Miracleman 101. Miracleman is kind of like Space Ghost — he was originally a straight-up pulp hero before Moore got ahold of him and darkened him up. (In fact he was a knockoff of Captain Marvel — he was even named Marvelman in the U.K. till the lawyers got involved.) Moore rewrote Miracleman as a book about an ordinary guy with a wife and a job who has dreams that he’s a superhero. Soon he figures out that the dreams are real: he used to be a superhero, but he had his mind wiped. Gradually, incredulously, he rediscovers his powers (the usual: flight, speed, strength, resistance to damage — he’s basically Superman). The key is that this is happening in a world where there are no other superheroes — the whole idea is ridiculous. No one can believe it’s happening. As a psychologically naturalistic portrait of what it would like to get powers, there’s nothing remotely like it. It’s so fresh and raw, reading it is like reading the first superhero story ever written. Or maybe the last.

And that’s just the setup. Every issue that follows is just as wrenching — the explanation of Miracleman’s origin, the dark series of reversals, the false identities, the mad scientist, the hideous fate of Miracleman’s old sidekick, Kid Marvelman, who turns evil and commits unspeakable atrocities…every convention of pulp superheroics gets turned inside out, and it turns out their insides were full of hideous darkness. The only thing I can compare it to is The Venture Brothers, but played as tragedy, not comedy.

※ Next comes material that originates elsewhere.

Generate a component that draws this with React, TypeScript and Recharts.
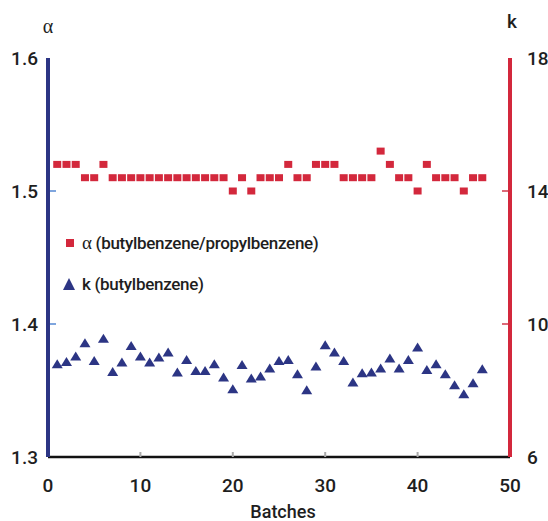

And then Neil Gaiman took over the book. Yeah, that Neil Gaiman. And his run is as brilliant as Moore’s, but in a completely different way — it’s like you’re watching Bach and Mozart improvise a fugue together. Eventually Miracleman takes over the entire planet and establishes a utopian dictatorship powered by near-omnipotent alien technology, where life is just a surreal game rendered practically meaningless by the perfection of everything. And there are lots of clones of Andy Warhol.

And that’s where the story got left hanging. Miracleman was the principal asset of Eclipse Comics when it went bankrupt in 1994. He was bought by Todd ‘Spawn’ McFarlane for $40,000 and immediately got frozen like carbonite into an epic lawsuit between McFarlane and Gaiman and others that continues to this day. Legend has it that there are actual Miracleman stories written and laid out that cannot be printed till the lawyers shut up. I guess the upside is, we’ll probably never have to sit through a lousy Miracleman movie starring Jude Law.

I don’t know how hard it is to get copies of Miracleman these days. But if you can get one, do. Start with A Dream of Flying. Then keep going till you can’t go any further.